“Siamo tutti sbirri!” Ha esclamato Luigi Ciotti, poche settimane fa a Locri, dal palco della manifestazione per la giornata della memoria contro le mafie. Così replicando alla scritta “Don Ciotti sbirro” comparsa nella notte sui muri della cittadina calabrese.
Ad una vile strisciata di vernice sul muro il prete fondatore di “Libera” ha risposto con un altra delle sue prodigiose sfide sociali: capovolgere il significato sprezzante della parola “sbirro” e trasformarla in una parola positiva, in un sinonimo di persona retta, di uomo giusto, di cittadino che vive nel rispetto della legalità.
Com’è noto, il significato semantico delle parole muta con il fluire della Storia e con la quotidiana dialettica della vita. Nulla impedisce, dunque, che il sogno di Ciotti si realizzi e che la parola sbirro si affranchi dal recinto dell’insulto per diventare simbolo di uno stile di vita irreprensibile.
Ma perché ciò avvenga, siamo davvero disposti a vivere da sbirri?
Sia chiaro che essere sbirri non è affatto facile. Anzi, usare il valore della legalità come bussola per le proprie scelte può rivelarsi addirittura svantaggioso. Significherebbe respingere le raccomandazioni, rifiutare i baratti elettorali e resistere ai miraggi dei guadagni facili e veloci. Ma non solo. Vivere da sbirri è impegnativo anche nei piccoli doveri della quotidianità come, ad esempio, il dovere di differenziare l’umido dalla plastica, il dovere di prendersi cura dell’aiuola sotto casa e di non posteggiare negli stalli per disabili.
Ed allora, siamo sufficientemente maturi per meritarci il titolo onorifico di sbirri e mettere il senso di giustizia al centro della nostra vita di cittadini?
No, non lo siamo.
Il Procuratore Regionale della Corte dei Conti di Cagliari in occasione dell’apertura del corrente anno giudiziario, ha parlato di “una persistente tendenza a tollerare quelle deviazioni del sistema, fatte di legami, di reti di connivenze, di commistioni tra pubblico e privato, di fedeltà in cambio di favori, che costituiscono il substrato su cui si regge la manifestazione di ‘potere'”.
Parole sinistramente affini a quelle che sono solite provenire dagli avamposti giudiziari nei territori di mafia.

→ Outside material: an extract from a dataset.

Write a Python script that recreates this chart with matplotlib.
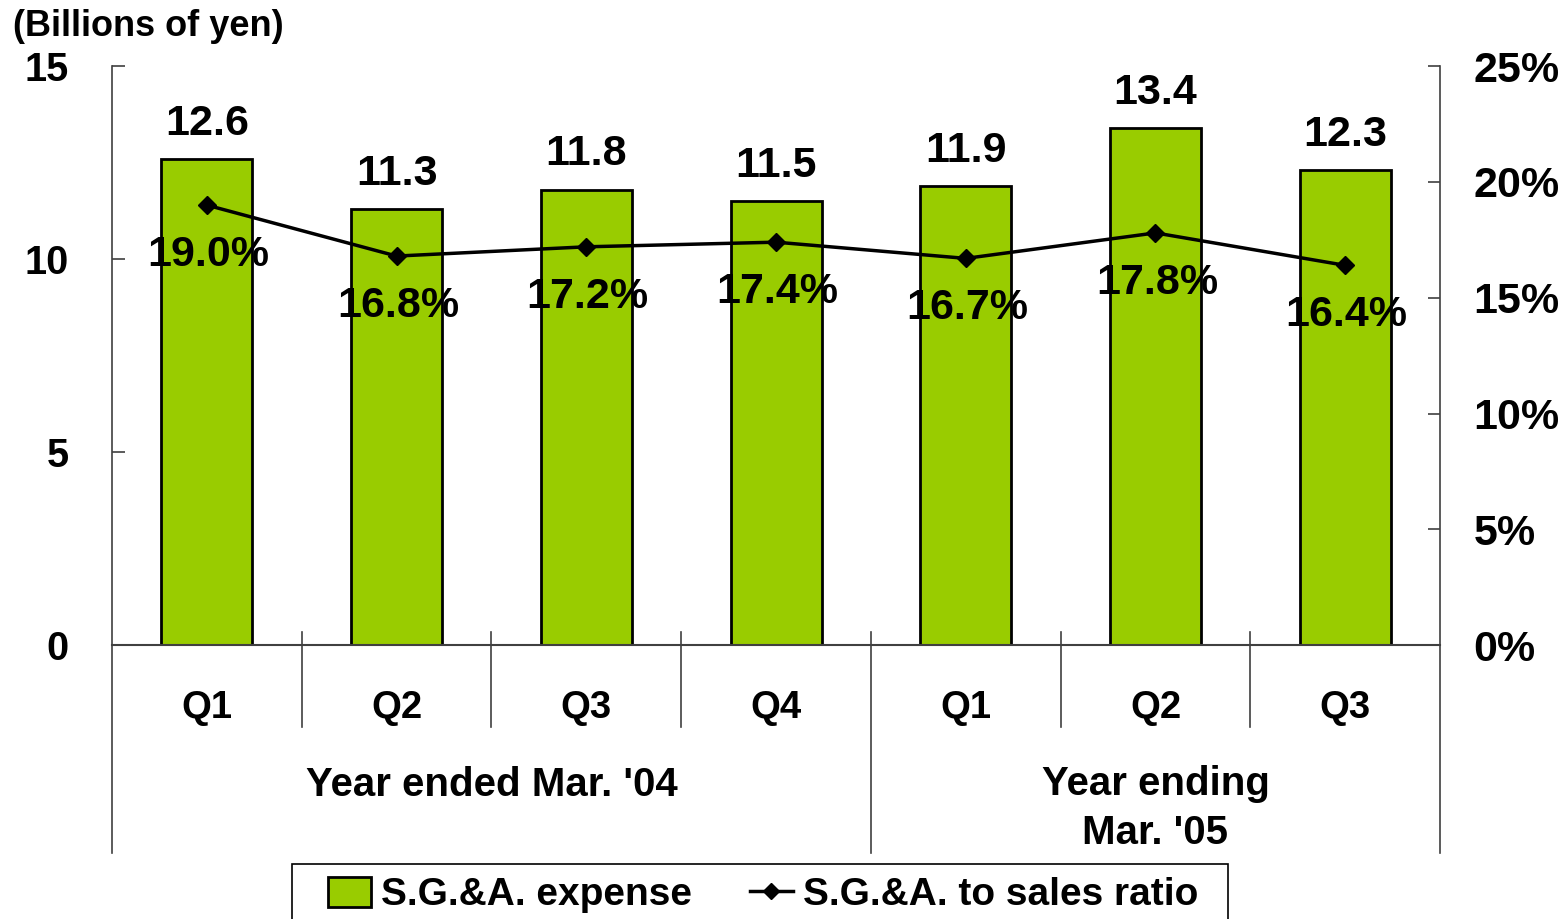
import matplotlib.pyplot as plt
import numpy as np
from matplotlib.lines import Line2D
from matplotlib.patches import Patch, Rectangle

plt.rcParams['font.family'] = ['Liberation Sans', 'DejaVu Sans']
plt.rcParams['font.weight'] = 'bold'

# datos
quarters = ["Q1", "Q2", "Q3", "Q4", "Q1", "Q2", "Q3"]
sga_expense = [12.6, 11.3, 11.8, 11.5, 11.9, 13.4, 12.3]
sga_ratio = [19.0, 16.8, 17.2, 17.4, 16.7, 17.8, 16.4]
years = ["Year ended Mar. '04", "Year ending\nMar. '05"]

bar_color = '#99CC00'
axis_color = '#404040'

fig = plt.figure(figsize=(15.67, 9.19), dpi=100)
ax = fig.add_axes([0.0715, 0.298, 0.8475, 0.630])
x = np.arange(len(quarters))

ax.bar(x, sga_expense, width=0.48, color=bar_color, edgecolor='black', linewidth=2, zorder=2)
ax.set_xlim(-0.5, len(quarters) - 0.5)
ax.set_ylim(0, 15)
ax.set_yticks([0, 5, 10, 15])
ax.set_xticks([])
ax.tick_params(axis='y', direction='in', length=9, width=1.2, color=axis_color,
               labelsize=28.5, pad=31)
for s in ['top', 'right']:
    ax.spines[s].set_visible(False)
ax.spines['left'].set_color(axis_color)
ax.spines['bottom'].set_color(axis_color)
ax.spines['left'].set_linewidth(1.2)
ax.spines['bottom'].set_linewidth(1.5)

for xi, v in zip(x, sga_expense):
    ax.annotate(f"{v:.1f}", (xi, v), xytext=(0, 11), textcoords='offset points',
                ha='center', va='bottom', fontsize=31, fontweight='bold')

# eje derecho
ax2 = ax.twinx()
ax2.plot(x, sga_ratio, color='black', linewidth=2.5, marker='D', markersize=9, zorder=3)
ax2.set_ylim(0, 25)
ax2.set_yticks([0, 5, 10, 15, 20, 25])
ax2.set_yticklabels([f"{t}%" for t in [0, 5, 10, 15, 20, 25]])
ax2.tick_params(axis='y', direction='in', length=9, width=1.2, color=axis_color,
                labelsize=31, pad=24)
for s in ['top', 'left', 'bottom']:
    ax2.spines[s].set_visible(False)
ax2.spines['right'].set_color(axis_color)
ax2.spines['right'].set_linewidth(1.2)

for xi, v in zip(x, sga_ratio):
    ax2.annotate(f"{v:.1f}%", (xi, v), xytext=(1, -36), textcoords='offset points',
                 ha='center', va='center', fontsize=31, fontweight='bold', zorder=4)

# eje de categorias con grupos
tr = ax.get_xaxis_transform()
for b in [0.5, 1.5, 2.5, 4.5, 5.5]:
    ax.plot([b, b], [0.0225, -0.1416], color=axis_color, lw=1.2, transform=tr, clip_on=False)
for b in [-0.5, 3.5, 6.5]:
    ax.plot([b, b], [0.0225 if b == 3.5 else 0, -0.359], color=axis_color, lw=1.2,
            transform=tr, clip_on=False)
for xi, q in zip(x, quarters):
    ax.text(xi, -0.108, q, transform=tr, ha='center', va='center', fontsize=27.5, fontweight='bold')
ax.text(1.5, -0.242, years[0], transform=tr, ha='center', va='center', fontsize=29, fontweight='bold')
ax.text(5.0, -0.282, years[1], transform=tr, ha='center', va='center', fontsize=29,
        fontweight='bold', linespacing=1.35)

fig.text(0.008, 0.971, "(Billions of yen)", ha='left', va='center', fontsize=26, fontweight='bold')

# leyenda (marco dibujado aparte, cortado por el borde inferior)
fig.patches.append(Rectangle((292 / 1567, -0.02), 936 / 1567, 0.02 + 1 - 864 / 919,
                             transform=fig.transFigure, fill=False, edgecolor='black', lw=1.2))
handles = [Patch(facecolor=bar_color, edgecolor='black', linewidth=2),
           Line2D([0], [0], color='black', lw=2.5, marker='D', markersize=8)]
leg = fig.legend(handles, ["S.G.&A. expense", "S.G.&A. to sales ratio"], loc='center',
                 bbox_to_anchor=(0.487, 1 - 895 / 919), ncol=2, frameon=False,
                 handlelength=1.1, handleheight=0.8,
                 handletextpad=0.25, columnspacing=1.5, borderpad=0.2, borderaxespad=0,
                 prop={'weight': 'bold', 'size': 28})

fig.savefig("out.png", dpi=100)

Parole pesanti come pietre che avrebbero dovuto promuovere un severo processo di riflessione tra tutte le componenti della società civile isolana. Ed invece, il richiamo del magistrato contabile ad un comportamento “maggiormente improntato ai valori etici essenziali” si è dissolto nell’indifferenza. L’irrisolta questione morale che tanto doleva ad Enrico Berlinguer continua a rappresentare, in Sardegna come altrove, un tema dal quale rifuggire.

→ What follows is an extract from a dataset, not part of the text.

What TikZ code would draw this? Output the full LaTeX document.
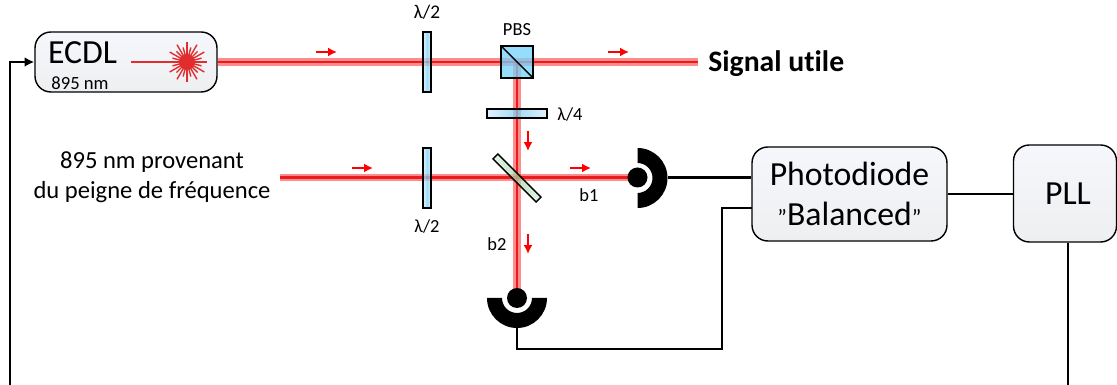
\documentclass[tikz,border=0pt]{standalone}
\usepackage{fontspec}
\setmainfont[Ligatures=NoCommon]{Carlito}
\usetikzlibrary{arrows.meta}
\definecolor{boxtop}{RGB}{245,247,252}
\definecolor{boxbot}{RGB}{238,239,240}
\definecolor{plateblue}{RGB}{120,205,245}
\definecolor{platepale}{RGB}{215,235,248}
\definecolor{cubeblue}{RGB}{115,210,250}
\definecolor{bsgreen}{RGB}{165,215,170}
\definecolor{bspale}{RGB}{220,240,222}
\definecolor{laserred}{RGB}{225,45,45}
\tikzset{
    boite/.style={draw=black, line width=0.8pt, rounded corners=9pt, top color=boxtop, bottom color=boxbot, inner sep=0pt},
    lame/.style={draw=black, line width=0.8pt, inner sep=0pt, left color=platepale, right color=platepale, middle color=plateblue, fill opacity=0.72},
    halo/.style={line width=4.2pt, red!75!white, opacity=0.6},
    coeur/.style={line width=1.7pt, red!90!black, opacity=0.8},
    fil/.style={line width=1.5pt, black},
    fleche/.style={line width=1.4pt, red, -{Latex[length=5pt,width=5pt]}},
    petit/.style={font=\fontsize{10.5}{12}\selectfont, inner sep=0pt},
    moyen/.style={font=\fontsize{14}{17}\selectfont, inner sep=0pt},
    grand/.style={font=\fontsize{19.2}{24}\selectfont, inner sep=0pt},
}
\begin{document}
\begin{tikzpicture}[x=0.02cm, y=0.02cm]
    \useasboundingbox (0,0) rectangle (1117,385);

    % Reperes
    \coordinate (depart) at (280,207.5);
    \coordinate (finsignal) at (698,323);
    \coordinate (bas) at (517,87);
    \coordinate (retour) at (10,0);
    \coordinate (sortiepll) at (1068,0);
    \coordinate (coudeb) at (722,36);
    \coordinate (entreeb) at (752,177);
    \coordinate (sortieb) at (517,57);
    \coordinate (sortiea) at (668,207.5);

    % Boites
    \node[boite, minimum width=3.64cm, minimum height=1.2cm] (ECDL) at (126,323) {};
    \node[boite, minimum width=3.9cm, minimum height=1.88cm, align=center, grand] (PD) at (849.5,191)
        {Photodiode\\[-1pt]{\fontsize{13}{13}\selectfont"}Balanced{\fontsize{13}{13}\selectfont"}};
    \node[boite, minimum width=2.06cm, minimum height=1.94cm, grand] (PLL) at (1065,191.5) {\hspace{3.4pt}\raisebox{-1pt}{PLL}};

    % Faisceaux
    \foreach \st in {halo, coeur} {
        \draw[\st] (ECDL.east) -- (finsignal);
        \draw[\st] (517,323) -- (bas);
        \draw[\st] (depart) -- (637.5,207.5);
    }

    % Lames
    \node[lame, minimum width=0.16cm, minimum height=1.2cm] (lamea) at (427,323) {};
    \node[lame, minimum width=0.16cm, minimum height=1.2cm] (lameb) at (427,207) {};
    \node[lame, minimum width=1.2cm, minimum height=0.18cm] (lamec) at (517,271.5) {};
    \node[draw=black, line width=0.8pt, inner sep=0pt, minimum width=1.22cm, minimum height=0.14cm, rotate=-45,
        left color=bspale, right color=bspale, middle color=bsgreen, fill opacity=0.72] (lame) at (517,207) {};
    \node[draw=black, line width=0.8pt, fill=cubeblue, fill opacity=0.75, inner sep=0pt, minimum size=0.64cm] (PBS) at (517,323) {};
    \draw[line width=0.8pt] (PBS.north west) -- (PBS.south east);

    % Detecteurs
    \fill (637.5,237) arc[start angle=90, end angle=-90, radius=30]
        -- (637.5,192) arc[start angle=-90, end angle=90, radius=15] -- cycle;
    \fill (487,87) arc[start angle=180, end angle=360, radius=30]
        -- (532,87) arc[start angle=360, end angle=180, radius=15] -- cycle;
    \node[circle, fill=black, inner sep=0pt, minimum size=0.4cm] (deta) at (637.5,207.5) {};
    \node[circle, fill=black, inner sep=0pt, minimum size=0.4cm] (detb) at (517,87) {};

    % Fils
    \draw[fil] (sortiea) -- (sortiea -| PD.west);
    \draw[fil] (sortieb) |- (coudeb) |- (entreeb);
    \draw[fil] (PD.east) -- (PD.east -| PLL.west);
    \draw[fil] (sortiepll |- PLL.south) -- (sortiepll);
    \draw[fil, -{Latex[length=5.5pt,width=5.5pt]}] (retour) |- (ECDL.west);

    % Fleches
    \foreach \x in {316,608}
        \draw[fleche] (\x,333) -- ++(21,0);
    \foreach \x in {352,570}
        \draw[fleche] (\x,217) -- ++(21,0);
    \foreach \y in {254,151}
        \draw[fleche] (528,\y) -- ++(0,-20);

    % Laser
    \draw[laserred, line width=0.8pt] (131,323) -- (207,323);
    \foreach \a in {0,15,...,345}
        \draw[laserred, line width=0.8pt] (187,323) -- ++(\a:{mod(\a,30)==0 ? 20 : 15});
    \fill[laserred] (187,323) circle (8);

    % Textes
    \node[grand] (tecdl) at (82.5,332) {ECDL};
    \node[font=\fontsize{10.6}{12}\selectfont, inner sep=0pt] (tnm) at (80,302) {895 nm};
    \node[petit, font=\fontsize{11}{12}\selectfont] (tla) at (427,373) {λ/2};
    \node[petit] (tpbs) at (517,355) {PBS};
    \node[petit] (tlc) at (570,271) {λ/4};
    \node[petit] (tlb) at (427,159) {λ/2};
    \node[petit] (tba) at (589,190) {b1};
    \node[petit] (tbb) at (497,141) {b2};
    \node[inner sep=0pt, anchor=west, font=\fontsize{16.9}{19}\selectfont\bfseries] (tsig) at (708,321) {Signal utile};
    \node[moyen, align=center] (tpeigne) at (152,208) {895 nm provenant\\du peigne de fréquence};
\end{tikzpicture}
\end{document}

La lotta per la rimozione degli ostacoli sociali di cui parla l’articolo 3 della nostra Costituzione non può essere affidata esclusivamente allo Stato, ma deve essere portata avanti da tutti noi. Tutti i giorni, tutto il giorno. Nella quotidiana consapevolezza, come scriveva Oriana Fallaci nel suo libro “Un uomo”, che “non si fa il proprio dovere perché qualcuno ci dica grazie, ma lo si fa per noi stessi, per principio, per la nostra dignità”.